Recall that a chain complex is a (finite) diagram of the form
$$ V = \{ \dots \to V_3 \overset{d_3}\to V_2 \overset{d_2}\to V_1 \overset{d_1}\to V_0 \to 0 \} $$
where the $V_n$ are (finite-dimensional) vector spaces and for each $n$, $d_n \circ d_{n+1} = 0$. If $V$ and $W$ are chain complexes, a chain map $f: V \to W$ is a map $f_n : V_n \to W_n$ for each $n$ such that all the obvious squares commute — "$[d,f]=0$" — and the pair (chain complexes, chain maps) defines a category. In fact, it is a 2-category: the 2-morphisms between $f,g : V \rightrightarrows W$ are the chain homotopies, i.e. a system of maps $h_n: V_n \to W_{n+1}$ such that "$[d,h] = f-g$". The category of chain complexes has a biproduct (both a product and a coproduct) $\oplus$ given by the pointwise direct sum.
I thought I knew what the tensor product of chain complexes was. Namely, if $V$ and $W$ are chains, then the usual thing is to define
$$ (V\otimes W)\_n = \bigoplus_{k=0}^n V_k \otimes W_{n-k} $$
and the chain maps are the sums of the obvious tensor products of differentials, decorated with signs.
But now I'm not sure why this is the tensor product picked. Namely, if I have a linear category, I think that a tensor product $V \otimes W$ should satisfy the following universal property: for any $X$, $\hom(V \otimes W,X)$ should be naturally isomorphic to the space of bilinear maps $V \times W \to X$. Now, I've never really known how to write down the word "bilinear" in a general category, without refering to individual points. But I think I do know what the "set" $V \times W$ is when $V$ and $W$ are chains — it's the set underlying $V \oplus W$ — and then I think I do know what bilinear maps should be.
In any case, then it's clear that the usual tensor product is not this. For example, if $V,W$ have no non-zero terms above degree $n$, then the bilinear maps $V \times W \to X$ I think cannot be interesting above degree $n$, whereas the above $\otimes$ has terms in degree $2n$.
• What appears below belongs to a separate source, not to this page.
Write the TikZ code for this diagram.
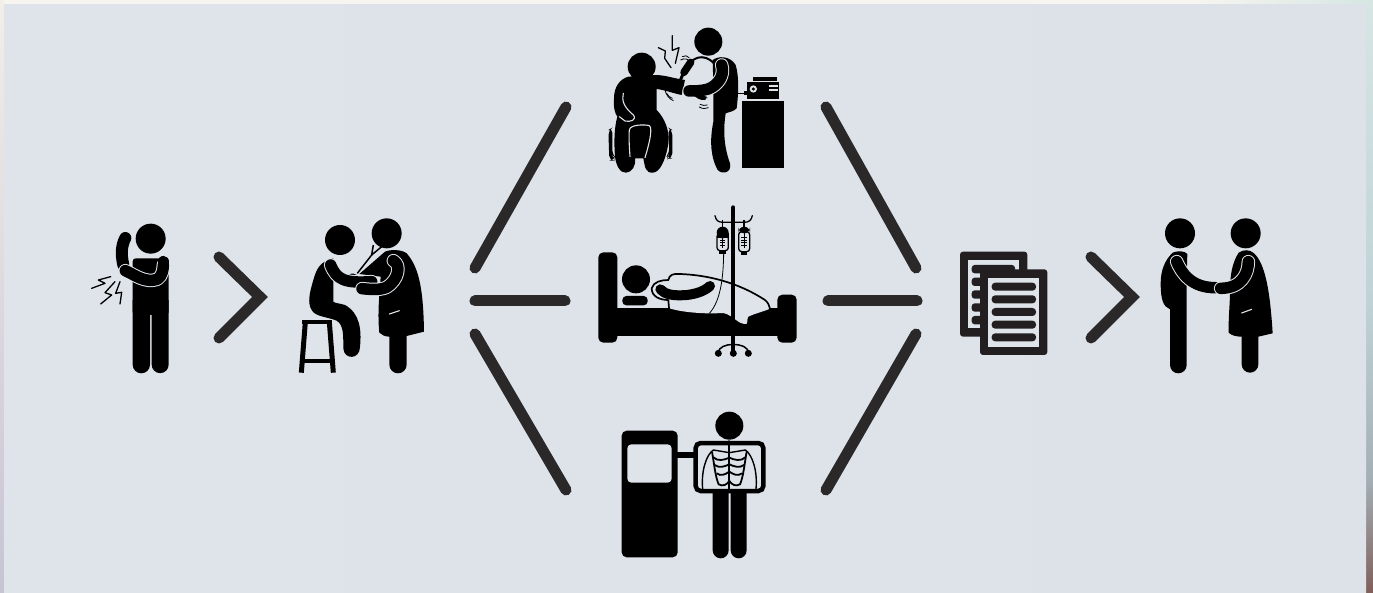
\documentclass[tikz,border=0pt]{standalone}
\definecolor{bgpanel}{HTML}{DEE4EA}
\definecolor{panelL}{HTML}{DFE4EA}
\definecolor{panelR}{HTML}{DCE2E8}
\definecolor{ink}{HTML}{000000}
\definecolor{chev}{HTML}{2A2828}
\definecolor{docink}{HTML}{231F20}
\definecolor{stripA}{HTML}{F6F5F0}
\definecolor{stripB}{HTML}{D6E6E3}
\definecolor{stripC}{HTML}{BFD3D6}
\definecolor{stripD}{HTML}{A3AFB5}
\definecolor{stripE}{HTML}{7F5F5A}
\definecolor{stripF}{HTML}{F3EEE8}
\definecolor{stripG}{HTML}{C8C3D3}
\tikzset{
  zoomed/.style n args={2}{shift={(#1,#2)},x=0.33333pt,y=-0.33333pt},
  connector/.style={draw=chev,line width=11pt,line cap=round,line join=miter},
  solidfig/.style={fill=ink,draw=none},
  cut/.style={draw=bgpanel,line width=1.1pt,line cap=round,line join=round},
  cutfill/.style={fill=bgpanel,draw=none},
  wire/.style={draw=ink,line width=1.3pt,line cap=round,line join=round},
  thinwire/.style={draw=ink,line width=0.8pt,line cap=round,line join=round},
}
\newcommand{\olimb}[2]{%
  \draw[bgpanel,line width=#1pt+2pt,line cap=round,line join=round] #2;
  \draw[ink,line width=#1pt,line cap=round,line join=round] #2;}
\newcommand{\plimb}[2]{%
  \draw[ink,line width=#1pt,line cap=round,line join=round] #2;}
\begin{document}
\begin{tikzpicture}[x=1pt,y=-1pt]
\useasboundingbox (0,0) rectangle (1373,593);
% backdrop strips
\fill[stripA] (0,0) rectangle (1373,6);
\shade[top color=stripF,bottom color=stripG] (0,0) rectangle (4,593);
\shade[left color=stripA,right color=stripB] (1200,0) rectangle (1373,5);
\shade[top color=stripB,bottom color=stripC] (1366,0) rectangle (1373,300);
\shade[top color=stripC,bottom color=stripD] (1366,300) rectangle (1373,480);
\shade[top color=stripD,bottom color=stripE] (1366,480) rectangle (1373,593);
\shade[left color=panelL,right color=panelR] (4,5) rectangle (1366,593);

% connectors
\coordinate (c1a) at (219,257); \coordinate (c1b) at (260,297); \coordinate (c1c) at (219,338);
\draw[connector] (c1a) -- (c1b) -- (c1c);
\coordinate (c2a) at (1091,257); \coordinate (c2b) at (1132,297); \coordinate (c2c) at (1091,338);
\draw[connector] (c2a) -- (c2b) -- (c2c);
\coordinate (l1a) at (475,268); \coordinate (l1b) at (566,107); \draw[connector] (l1a) -- (l1b);
\coordinate (l2a) at (475,301); \coordinate (l2b) at (565,301); \draw[connector] (l2a) -- (l2b);
\coordinate (l3a) at (475,334); \coordinate (l3b) at (566,490); \draw[connector] (l3a) -- (l3b);
\coordinate (r1a) at (826,107); \coordinate (r1b) at (916,268); \draw[connector] (r1a) -- (r1b);
\coordinate (r2a) at (828,301); \coordinate (r2b) at (917,301); \draw[connector] (r2a) -- (r2b);
\coordinate (r3a) at (826,490); \coordinate (r3b) at (916,334); \draw[connector] (r3a) -- (r3b);

% ---------- Figures 1 and 2 ----------
\begin{scope}[zoomed={70}{200}]
% pain man
\fill[ink] (242,116) circle (45);
\fill[ink,rounded corners=3] (188,175) -- (296,175) -- (296,345) -- (188,345) -- cycle;
\fill[ink] (188,300) -- (240,300) -- (240,494) arc (0:180:26) -- cycle;
\fill[ink] (245,300) -- (296,300) -- (296,494) arc (0:180:25.5) -- cycle;
\plimb{12}{(166,114) .. controls (155,135) and (152,160) .. (160,195)}
\olimb{11.5}{(166,212) .. controls (195,225) and (225,250) .. (262,238) .. controls (278,228) and (280,205) .. (280,195)}
\plimb{11.5}{(280,195) -- (280,185)}
\draw[wire] (122,230) -- (85,240) -- (105,250) -- (65,265);
\draw[wire] (135,245) -- (105,278) -- (125,285) -- (92,312);
\draw[wire] (150,245) -- (137,280) -- (155,277) -- (150,312);
% stool
\draw[ink,line width=4pt] (697,366) -- (787,366);
\draw[ink,line width=5pt] (706,366) -- (694,518);
\draw[ink,line width=5pt] (778,366) -- (790,518);
\draw[ink,line width=4pt] (700,482) -- (785,482);
% patient
\fill[ink] (810,120) circle (45);
\fill[ink] (790,175) .. controls (750,185) and (740,205) .. (730,240) .. controls (718,280) and (712,310) .. (725,330)
  .. controls (735,350) and (770,350) .. (800,362) .. controls (820,375) and (820,400) .. (820,445)
  .. controls (822,480) and (870,480) .. (870,440) .. controls (875,390) and (870,340) .. (825,315)
  .. controls (810,310) and (795,310) .. (790,305) -- (790,230) -- cycle;
% doctor
\fill[ink] (950,100) circle (45);
\fill[ink] (945,155) .. controls (960,148) and (995,148) .. (1010,160)
  .. controls (1045,200) and (1060,260) .. (1062,395) -- (1010,408) -- (1010,494) arc (0:180:26) -- (958,410)
  .. controls (945,410) and (935,405) .. (928,398) .. controls (922,340) and (928,290) .. (932,230) -- (868,222) -- cycle;
\draw[ink,line width=1.5pt] (910,135) -- (905,165) -- (862,220);
\draw[ink,line width=1.5pt] (935,140) -- (905,165);
\fill[ink,rounded corners=3] (835,221) rectangle (860,232);
\olimb{11.5}{(782,195) .. controls (800,240) and (825,250) .. (905,245)}
\olimb{11.5}{(970,182) .. controls (995,195) and (985,240) .. (950,262) .. controls (925,272) and (900,268) .. (876,266)}
\draw[cut] (958,342) -- (988,332);
\end{scope}

% ---------- Figure 3: therapy ----------
\begin{scope}[zoomed={590}{15}]
% chair
\fill[ink,rounded corners=5] (55,345) -- (67,338) -- (67,420) -- (73,425) -- (73,437) -- (58,437) -- cycle;
\fill[ink,rounded corners=5] (235,338) -- (247,345) -- (247,430) -- (232,432) -- (232,422) -- (238,415) -- cycle;
% patient
\fill[ink] (155,155) circle (42);
\fill[ink] (115,185) .. controls (90,192) and (72,215) .. (72,250) .. controls (70,280) and (75,295) .. (82,305)
 .. controls (72,340) and (72,385) .. (75,425) .. controls (78,450) and (90,475) .. (108,473)
 .. controls (125,472) and (138,455) .. (135,430) -- (160,430) .. controls (165,455) and (165,475) .. (190,473)
 .. controls (215,470) and (230,420) .. (235,385) .. controls (240,350) and (225,310) .. (200,285)
 -- (200,222) .. controls (225,225) and (250,235) .. (275,240) -- (285,195)
 .. controls (250,190) and (225,180) .. (195,180) -- cycle;
\draw[cut] (120,425) .. controls (118,395) and (116,365) .. (118,345) .. controls (120,328) and (165,328) .. (178,332) .. controls (190,340) and (175,395) .. (165,428);
\draw[cut] (100,235) .. controls (95,255) and (100,275) .. (130,300) .. controls (142,315) and (120,322) .. (105,318) -- (88,305);
% doctor
\fill[ink] (355,80) circle (42);
\fill[ink] (368,135) .. controls (385,122) and (420,122) .. (437,150) .. controls (448,185) and (445,240) .. (440,280)
 .. controls (430,290) and (420,290) .. (407,295) .. controls (400,340) and (400,390) .. (420,445)
 .. controls (428,478) and (385,482) .. (378,455) .. controls (358,410) and (362,360) .. (370,320) -- (370,210) -- cycle;
\draw[ink,line width=3pt,line cap=round] (282,170) -- (268,203);
\draw[ink,line width=7.5pt,line cap=round] (282,172) -- (302,142);
\draw[ink,line width=2pt,line cap=round] (290,158) .. controls (305,128) and (340,112) .. (372,145);
\olimb{11.5}{(395,150) .. controls (405,180) and (385,210) .. (355,222) .. controls (335,228) and (310,228) .. (297,228)}
\fill[ink,rounded corners=4] (305,238) -- (345,240) -- (355,252) -- (335,258) -- cycle;
% waves
\draw[thinwire] (277,125) .. controls (285,120) and (292,122) .. (297,128);
\draw[thinwire] (272,135) .. controls (283,128) and (295,132) .. (300,140);
\draw[thinwire] (230,235) .. controls (233,242) and (240,248) .. (247,250);
\draw[thinwire] (225,225) .. controls (228,240) and (238,252) .. (250,257);
\draw[thinwire] (330,268) .. controls (337,272) and (345,272) .. (352,270);
\draw[thinwire] (328,276) .. controls (337,282) and (348,282) .. (355,278);
% bolts
\draw[wire] (205,98) -- (226,108) -- (224,130) -- (243,158);
\draw[wire] (247,62) -- (247,106) -- (267,98) -- (256,145);
% machine
\fill[ink] (456,258) rectangle (581,458);
\draw[ink,line width=1pt] (430,235) -- (472,235);
\fill[ink] (462,228) rectangle (474,240);
\fill[ink] (472,200) rectangle (568,252);
\fill[ink] (490,186) rectangle (560,198);
\fill[bgpanel] (490,222) circle (11);
\fill[ink] (490,222) circle (5);
\fill[bgpanel] (538,211) rectangle (563,217);
\fill[bgpanel] (538,222) rectangle (563,228);
\end{scope}

% ---------- Figure 4: bed ----------
\begin{scope}[zoomed={590}{200}]
\fill[ink,rounded corners=5] (25,157) rectangle (82,428);
\fill[ink,rounded corners=5] (562,284) rectangle (620,428);
\fill[ink] (80,325) rectangle (565,408);
\fill[ink] (138,238) circle (42);
\fill[ink,rounded corners=4] (97,288) rectangle (173,316);
% blanket
\fill[cutfill] (235,240) .. controls (238,224) and (250,220) .. (270,222)
 .. controls (350,225) and (440,245) .. (525,300) .. controls (538,310) and (538,320) .. (540,326)
 .. controls (520,335) and (495,340) .. (475,350) .. controls (468,360) and (478,375) .. (462,372)
 .. controls (445,370) and (430,350) .. (410,342) .. controls (395,335) and (385,342) .. (360,340)
 .. controls (320,340) and (270,335) .. (238,325) -- (235,300) .. controls (210,300) and (185,290) .. (185,265)
 .. controls (190,245) and (215,240) .. (235,240) -- cycle;
\draw[ink,line width=1.7pt,line cap=round,line join=round] (237,325) -- (235,300) .. controls (210,300) and (185,290) .. (185,265)
 .. controls (190,245) and (215,240) .. (235,240) .. controls (238,224) and (250,220) .. (270,222)
 .. controls (350,225) and (440,245) .. (525,300) .. controls (535,308) and (538,318) .. (540,326);
\plimb{10}{(211,268) .. controls (225,284) and (250,288) .. (290,285) .. controls (320,282) and (345,272) .. (360,258)}
% IV stand
\draw[ink,line width=4pt,line cap=round] (430,22) -- (430,455);
\draw[ink,line width=1.5pt] (385,458) .. controls (385,425) and (475,425) .. (475,458);
\fill[ink] (385,460) circle (10.5);
\fill[ink] (430,460) circle (10.5);
\fill[ink] (475,460) circle (10.5);
\draw[ink,line width=1.3pt,line cap=round] (375,47) .. controls (378,62) and (385,67) .. (400,67) -- (462,67) .. controls (478,67) and (484,60) .. (487,47);
% left bag
\draw[ink,line width=1.5pt] (398,60) -- (398,85);
\fill[ink,rounded corners=6] (380,80) rectangle (416,115);
\fill[ink] (380,100) rectangle (416,115);
\draw[ink,line width=1.3pt,rounded corners=3] (381,100) rectangle (415,152);
\draw[ink,line width=0.9pt] (398,110) -- (398,145) (390,120) -- (406,120) (390,128) -- (406,128) (390,136) -- (406,136);
\fill[ink] (388,152) rectangle (408,162);
% right bag
\draw[ink,line width=1.5pt] (462,60) -- (462,85);
\fill[ink,rounded corners=6] (445,80) rectangle (480,100);
\draw[ink,line width=1.3pt,rounded corners=3] (446,95) rectangle (479,155);
\draw[ink,line width=0.9pt] (462,100) -- (462,145) (454,112) -- (470,112) (454,120) -- (470,120) (454,128) -- (470,128) (454,136) -- (470,136);
\fill[ink] (452,155) rectangle (472,165);
% tube
\draw[ink,line width=0.8pt] (401,160) .. controls (400,220) and (395,300) .. (358,340);
\end{scope}

% ---------- Figure 5: x-ray ----------
\begin{scope}[zoomed={610}{405}]
\fill[ink,rounded corners=5] (35,77) rectangle (203,457);
\fill[bgpanel,rounded corners=4] (52,118) rectangle (185,233);
\fill[ink] (200,140) rectangle (255,158);
\fill[ink] (358,62) circle (42);
\fill[ink] (308,260) -- (356,260) -- (356,436) arc (0:180:24) -- cycle;
\fill[ink] (362,260) -- (410,260) -- (410,436) arc (0:180:24) -- cycle;
\draw[ink,line width=4.5pt,rounded corners=5] (257,114) rectangle (460,258);
\draw[ink,line width=1.8pt,line cap=round] (358,108) -- (358,258);
\foreach \m/\s in {358/1,358/-1}{
 \begin{scope}[shift={(\m,0)},xscale=\s]
  \draw[ink,line width=1.4pt] (-80,252) .. controls (-85,200) and (-70,150) .. (-48,135) -- (0,143);
  \draw[ink,line width=1.8pt] (-52,140) .. controls (-45,180) and (-42,215) .. (-32,238) .. controls (-20,245) and (-8,240) .. (0,228);
  \draw[ink,line width=1.8pt] (-48,157) .. controls (-35,170) and (-15,165) .. (0,158);
  \draw[ink,line width=1.8pt] (-44,180) .. controls (-30,190) and (-15,185) .. (0,178);
  \draw[ink,line width=1.8pt] (-38,205) .. controls (-25,215) and (-12,208) .. (0,200);
 \end{scope}}
\end{scope}

% ---------- Figure 6: documents ----------
\begin{scope}[zoomed={950}{210}]
\fill[docink,rounded corners=3] (30,125) rectangle (232,380);
\fill[bgpanel] (55,150) rectangle (208,355);
\foreach \y in {165,203,241,280,318}{\fill[docink,rounded corners=3] (65,\y) rectangle (195,\y+25);}
\fill[docink,rounded corners=3] (90,178) rectangle (292,435);
\fill[bgpanel] (115,203) rectangle (268,410);
\foreach \y in {218,256,294,332,370}{\fill[docink,rounded corners=3.5] (125,\y) rectangle (258,\y+24);}
\end{scope}

% ---------- Figure 7: handshake ----------
\begin{scope}[zoomed={950}{210}]
\fill[ink] (690,70) circle (45);
\fill[ink] (887,70) circle (45);
\fill[ink] (668,128) .. controls (680,122) and (705,122) .. (712,132) -- (710,200) -- (710,465) arc (0:180:25) -- (660,298)
 .. controls (640,290) and (632,270) .. (632,220) .. controls (632,180) and (645,150) .. (668,128) -- cycle;
\fill[ink] (866,128) .. controls (880,118) and (900,118) .. (912,130)
 .. controls (945,160) and (960,240) .. (968,370) -- (925,380) -- (925,463) arc (0:180:25) -- (875,380)
 .. controls (860,380) and (845,377) .. (836,368) .. controls (835,320) and (840,280) .. (840,245)
 .. controls (840,200) and (845,160) .. (866,128) -- cycle;
\olimb{11.5}{(680,155) .. controls (695,190) and (725,233) .. (795,233)}
\olimb{11.5}{(895,155) .. controls (895,190) and (875,235) .. (812,235)}
\draw[cut] (875,309) -- (905,298);
\end{scope}
\end{tikzpicture}
\end{document}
In any case, in HDA6, Baez and Crans consider two-term chain complexes $V_1 \to V_0$ (they argue that these are the same as "2-vector-spaces"), and then construct a different tensor product, given by:
$$ V\otimes W = \{ (V_1 \otimes W_1) \oplus (V_1 \otimes W_0) \oplus (V_0\otimes W_1) \to (V_0 \otimes W_0) \} $$
where the differential is the sum of the obvious tensor products of differentials and identity maps. They then assert that this tensor product satisfies the correct universal property, although they leave the details to the reader.
This leads naturally to:
Question: What is the precise universal property that $\otimes$ ought to have, and what "product" of chain maps satisfies this universal property?
Best Answer
I think you need to revise your treatment of degree when working with bilinear maps, since the notion of "bilinear" requires more information from $V \times W$ than just the fact that it is an object in the category. For a simple case, try forgetting the differentials, and just work with graded vector spaces, or comodules over $k[\mathbb{Z}]$, where $k$ is your base field. The correct notion of tensor product forces a bilinear map from $V \times W$ to respect total degree.